The 2011 Kuwaiti Crown Prince Cup was a cup competition involving teams from the Kuwaiti Premier League and the Kuwaiti Division One league. It was again moved to the end of the domestic league campaign after being held in mid season last year.

The 2011 edition was the 18th edition to be held.

==First round==

12 teams play a knockout tie. 6 clubs advance to the next round.

| Tie no | Home team | Score | Away team |
|---|---|---|---|
| 1 | Al Naser | 1 – 3 | Khaitan |
| 2 | Tadamon | 0 - 1 | Al Fahaheel |
| 3 | Al Yarmouk | 0 - 7 | Al Arabi |
| 4 | Al Salmiya | 0 - 3 | Al Shabab |
| 5 | Al Jahra | 1 - 0 | Kazma Sporting Club |
| 6 | Sahel | 1 - 4 | Sulaibikhat |

==Quarter-finals==

8 teams play a knockout tie. 4 clubs advance to the next round.

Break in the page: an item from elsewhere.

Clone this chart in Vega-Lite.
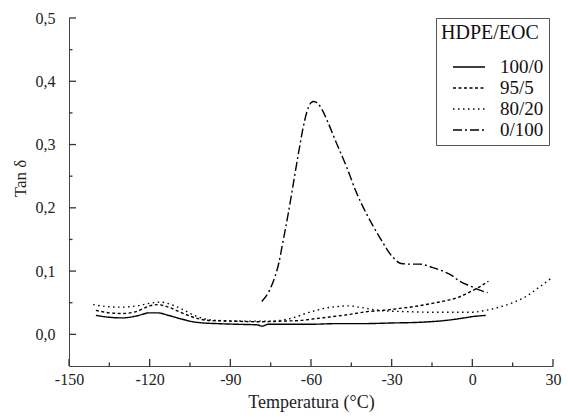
{
  "$schema": "https://vega.github.io/schema/vega-lite/v6.json",
  "width": 484,
  "height": 348,
  "autosize": {"type": "none"},
  "padding": {"left": 69, "top": 18, "right": 15, "bottom": 53},
  "background": "white",
  "config": {
    "view": {"stroke": null},
    "font": "Liberation Serif",
    "axis": {
      "domainColor": "#444",
      "labelColor": "#222",
      "titleColor": "#222",
      "labelFont": "Liberation Serif",
      "titleFont": "Liberation Serif",
      "labelFontSize": 16,
      "titleFontSize": 18,
      "titleFontWeight": "normal",
      "grid": false
    }
  },
  "datasets": {
    "tickmarks": [
      {"axis": "x", "kind": "major", "t": -150},
      {"axis": "x", "kind": "major", "t": -120},
      {"axis": "x", "kind": "major", "t": -90},
      {"axis": "x", "kind": "major", "t": -60},
      {"axis": "x", "kind": "major", "t": -30},
      {"axis": "x", "kind": "major", "t": 0},
      {"axis": "x", "kind": "major", "t": 30},
      {"axis": "x", "kind": "minor", "t": -135},
      {"axis": "x", "kind": "minor", "t": -105},
      {"axis": "x", "kind": "minor", "t": -75},
      {"axis": "x", "kind": "minor", "t": -45},
      {"axis": "x", "kind": "minor", "t": -15},
      {"axis": "x", "kind": "minor", "t": 15},
      {"axis": "y", "kind": "major", "t": 0},
      {"axis": "y", "kind": "major", "t": 0.1},
      {"axis": "y", "kind": "major", "t": 0.2},
      {"axis": "y", "kind": "major", "t": 0.3},
      {"axis": "y", "kind": "major", "t": 0.4},
      {"axis": "y", "kind": "major", "t": 0.5},
      {"axis": "y", "kind": "minor", "t": 0.05},
      {"axis": "y", "kind": "minor", "t": 0.15},
      {"axis": "y", "kind": "minor", "t": 0.25},
      {"axis": "y", "kind": "minor", "t": 0.35},
      {"axis": "y", "kind": "minor", "t": 0.45}
    ],
    "curves": [
      {"s": "100/0", "T": -140, "v": 0.030},
      {"s": "100/0", "T": -135, "v": 0.027},
      {"s": "100/0", "T": -130, "v": 0.026},
      {"s": "100/0", "T": -125, "v": 0.029},
      {"s": "100/0", "T": -120, "v": 0.034},
      {"s": "100/0", "T": -117, "v": 0.034},
      {"s": "100/0", "T": -113, "v": 0.030},
      {"s": "100/0", "T": -108, "v": 0.024},
      {"s": "100/0", "T": -104, "v": 0.020},
      {"s": "100/0", "T": -100, "v": 0.018},
      {"s": "100/0", "T": -95, "v": 0.017},
      {"s": "100/0", "T": -88, "v": 0.016},
      {"s": "100/0", "T": -80, "v": 0.015},
      {"s": "100/0", "T": -78, "v": 0.013},
      {"s": "100/0", "T": -76, "v": 0.016},
      {"s": "100/0", "T": -70, "v": 0.016},
      {"s": "100/0", "T": -60, "v": 0.016},
      {"s": "100/0", "T": -50, "v": 0.017},
      {"s": "100/0", "T": -40, "v": 0.017},
      {"s": "100/0", "T": -30, "v": 0.018},
      {"s": "100/0", "T": -20, "v": 0.019},
      {"s": "100/0", "T": -10, "v": 0.022},
      {"s": "100/0", "T": -3, "v": 0.026},
      {"s": "100/0", "T": 0, "v": 0.028},
      {"s": "100/0", "T": 5, "v": 0.030},

      {"s": "95/5", "T": -140, "v": 0.038},
      {"s": "95/5", "T": -135, "v": 0.034},
      {"s": "95/5", "T": -130, "v": 0.033},
      {"s": "95/5", "T": -125, "v": 0.036},
      {"s": "95/5", "T": -120, "v": 0.045},
      {"s": "95/5", "T": -117, "v": 0.047},
      {"s": "95/5", "T": -113, "v": 0.043},
      {"s": "95/5", "T": -108, "v": 0.034},
      {"s": "95/5", "T": -103, "v": 0.026},
      {"s": "95/5", "T": -98, "v": 0.022},
      {"s": "95/5", "T": -90, "v": 0.021},
      {"s": "95/5", "T": -80, "v": 0.020},
      {"s": "95/5", "T": -70, "v": 0.021},
      {"s": "95/5", "T": -64, "v": 0.022},
      {"s": "95/5", "T": -58, "v": 0.025},
      {"s": "95/5", "T": -52, "v": 0.028},
      {"s": "95/5", "T": -45, "v": 0.032},
      {"s": "95/5", "T": -39, "v": 0.036},
      {"s": "95/5", "T": -33, "v": 0.038},
      {"s": "95/5", "T": -27, "v": 0.041},
      {"s": "95/5", "T": -20, "v": 0.045},
      {"s": "95/5", "T": -15, "v": 0.049},
      {"s": "95/5", "T": -10, "v": 0.053},
      {"s": "95/5", "T": -5, "v": 0.059},
      {"s": "95/5", "T": 0, "v": 0.069},
      {"s": "95/5", "T": 3, "v": 0.076},
      {"s": "95/5", "T": 6, "v": 0.084},

      {"s": "80/20", "T": -141, "v": 0.047},
      {"s": "80/20", "T": -136, "v": 0.044},
      {"s": "80/20", "T": -130, "v": 0.043},
      {"s": "80/20", "T": -125, "v": 0.045},
      {"s": "80/20", "T": -120, "v": 0.049},
      {"s": "80/20", "T": -116, "v": 0.051},
      {"s": "80/20", "T": -112, "v": 0.047},
      {"s": "80/20", "T": -108, "v": 0.040},
      {"s": "80/20", "T": -104, "v": 0.031},
      {"s": "80/20", "T": -100, "v": 0.025},
      {"s": "80/20", "T": -95, "v": 0.022},
      {"s": "80/20", "T": -85, "v": 0.021},
      {"s": "80/20", "T": -75, "v": 0.021},
      {"s": "80/20", "T": -70, "v": 0.023},
      {"s": "80/20", "T": -66, "v": 0.027},
      {"s": "80/20", "T": -62, "v": 0.033},
      {"s": "80/20", "T": -58, "v": 0.038},
      {"s": "80/20", "T": -54, "v": 0.042},
      {"s": "80/20", "T": -50, "v": 0.044},
      {"s": "80/20", "T": -46, "v": 0.045},
      {"s": "80/20", "T": -42, "v": 0.043},
      {"s": "80/20", "T": -38, "v": 0.040},
      {"s": "80/20", "T": -32, "v": 0.037},
      {"s": "80/20", "T": -25, "v": 0.036},
      {"s": "80/20", "T": -15, "v": 0.035},
      {"s": "80/20", "T": -5, "v": 0.035},
      {"s": "80/20", "T": 0, "v": 0.035},
      {"s": "80/20", "T": 5, "v": 0.038},
      {"s": "80/20", "T": 10, "v": 0.043},
      {"s": "80/20", "T": 15, "v": 0.050},
      {"s": "80/20", "T": 20, "v": 0.060},
      {"s": "80/20", "T": 25, "v": 0.075},
      {"s": "80/20", "T": 30, "v": 0.091},

      {"s": "0/100", "T": -78.3, "v": 0.052},
      {"s": "0/100", "T": -75.4, "v": 0.070},
      {"s": "0/100", "T": -73.5, "v": 0.090},
      {"s": "0/100", "T": -72, "v": 0.112},
      {"s": "0/100", "T": -70.5, "v": 0.145},
      {"s": "0/100", "T": -68.5, "v": 0.190},
      {"s": "0/100", "T": -66.5, "v": 0.240},
      {"s": "0/100", "T": -64.5, "v": 0.290},
      {"s": "0/100", "T": -63, "v": 0.325},
      {"s": "0/100", "T": -61.5, "v": 0.352},
      {"s": "0/100", "T": -60, "v": 0.366},
      {"s": "0/100", "T": -59, "v": 0.368},
      {"s": "0/100", "T": -57.5, "v": 0.365},
      {"s": "0/100", "T": -55.5, "v": 0.352},
      {"s": "0/100", "T": -54, "v": 0.338},
      {"s": "0/100", "T": -50.5, "v": 0.302},
      {"s": "0/100", "T": -46.7, "v": 0.264},
      {"s": "0/100", "T": -43, "v": 0.223},
      {"s": "0/100", "T": -39.3, "v": 0.190},
      {"s": "0/100", "T": -34.4, "v": 0.153},
      {"s": "0/100", "T": -29.6, "v": 0.122},
      {"s": "0/100", "T": -26.5, "v": 0.112},
      {"s": "0/100", "T": -23, "v": 0.111},
      {"s": "0/100", "T": -19.6, "v": 0.111},
      {"s": "0/100", "T": -15, "v": 0.106},
      {"s": "0/100", "T": -11, "v": 0.100},
      {"s": "0/100", "T": -8, "v": 0.094},
      {"s": "0/100", "T": -4.7, "v": 0.084},
      {"s": "0/100", "T": 0, "v": 0.075},
      {"s": "0/100", "T": 2, "v": 0.071},
      {"s": "0/100", "T": 5.7, "v": 0.066}
    ]
  },
  "resolve": {"axis": {"x": "independent", "y": "independent"}},
  "layer": [
    {
      "data": {"name": "curves"},
      "mark": {"type": "line", "color": "black", "strokeWidth": 1.4, "interpolate": "monotone", "clip": true},
      "encoding": {
        "x": {
          "field": "T",
          "type": "quantitative",
          "scale": {"domain": [-150, 30], "nice": false, "zero": false},
          "axis": {
            "orient": "bottom",
            "title": "Temperatura (°C)",
            "labelFont": "Liberation Serif",
            "titleFont": "Liberation Serif",
            "values": [-150, -120, -90, -60, -30, 0, 30],
            "labelExpr": "toString(datum.value)",
            "ticks": false,
            "tickSize": 0,
            "labelPadding": 5,
            "labelFlush": false,
            "titlePadding": 6
          }
        },
        "y": {
          "field": "v",
          "type": "quantitative",
          "scale": {"domain": [-0.05, 0.5], "nice": false, "zero": false},
          "axis": {
            "orient": "left",
            "title": "Tan δ",
            "labelFont": "Liberation Serif",
            "titleFont": "Liberation Serif",
            "values": [0, 0.1, 0.2, 0.3, 0.4, 0.5],
            "labelExpr": "replace(format(datum.value, '.1f'), '.', ',')",
            "ticks": false,
            "tickSize": 0,
            "labelPadding": 14,
            "labelFlush": false,
            "titleFontSize": 17,
            "titleX": -40,
            "titleY": 160,
            "titleAngle": -90,
            "titleAlign": "center",
            "titleBaseline": "bottom"
          }
        },
        "strokeDash": {
          "field": "s",
          "type": "nominal",
          "scale": {
            "domain": ["100/0", "95/5", "80/20", "0/100"],
            "range": [[1, 0], [3, 2.5], [1.5, 3.5], [9, 3, 2, 3]]
          },
          "legend": {
            "title": "HDPE/EOC",
            "orient": "none",
            "legendX": 367,
            "legendY": 0,
            "titleFont": "Liberation Serif",
            "titleFontSize": 20,
            "titleFontWeight": "normal",
            "titleColor": "#111",
            "titlePadding": 13,
            "labelFont": "Liberation Serif",
            "labelFontSize": 19,
            "labelColor": "#111",
            "labelOffset": 37,
            "symbolType": "M0.1,0H3.3",
            "symbolSize": 400,
            "symbolStrokeWidth": 1.4,
            "symbolStrokeColor": "black",
            "symbolFillColor": "transparent",
            "strokeColor": "#555",
            "padding": 5,
            "rowPadding": 0
          }
        }
      }
    },
    {
      "data": {"name": "tickmarks"},
      "transform": [{"filter": "datum.axis === 'x' && datum.kind === 'major'"}],
      "mark": {"type": "rule", "color": "#333", "strokeWidth": 1.3},
      "encoding": {
        "x": {"field": "t", "type": "quantitative", "axis": null},
        "y": {"datum": -0.05, "type": "quantitative", "axis": null},
        "y2": {"datum": -0.039}
      }
    },
    {
      "data": {"name": "tickmarks"},
      "transform": [{"filter": "datum.axis === 'x' && datum.kind === 'minor'"}],
      "mark": {"type": "rule", "color": "#333", "strokeWidth": 1.3},
      "encoding": {
        "x": {"field": "t", "type": "quantitative", "axis": null},
        "y": {"datum": -0.05, "type": "quantitative", "axis": null},
        "y2": {"datum": -0.0445}
      }
    },
    {
      "data": {"name": "tickmarks"},
      "transform": [{"filter": "datum.axis === 'y' && datum.kind === 'major'"}],
      "mark": {"type": "rule", "color": "#333", "strokeWidth": 1.3},
      "encoding": {
        "y": {"field": "t", "type": "quantitative", "axis": null},
        "x": {"datum": -150, "type": "quantitative", "axis": null},
        "x2": {"datum": -147.4}
      }
    },
    {
      "data": {"name": "tickmarks"},
      "transform": [{"filter": "datum.axis === 'y' && datum.kind === 'minor'"}],
      "mark": {"type": "rule", "color": "#333", "strokeWidth": 1.3},
      "encoding": {
        "y": {"field": "t", "type": "quantitative", "axis": null},
        "x": {"datum": -150, "type": "quantitative", "axis": null},
        "x2": {"datum": -148.7}
      }
    }
  ]
}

| Tie no | Home team | Score | Away team |
|---|---|---|---|
| 1 | Al Arabi | 3 - 2 | Al Jahra |
| 2 | Al Qadisiya Kuwait | 1 - 2 | Al Shabab |
| 3 | Sulaibikhat | 1 - 2 | Khaitan |
| 4 | Al Kuwait Kaifan | 3 - 1 | Al Fahaheel |

==Semi-finals==

4 teams play a knockout tie. Winners advance to the final

| Tie no | Home team | Score | Away team |
|---|---|---|---|
| 1 | Al Arabi | 1 - 2 | Al Kuwait Kaifan |
| 2 | Khaitan | 1 - 0 | Al Shabab |

==Final==
Al Kuwait Kaifan won the final on May 17.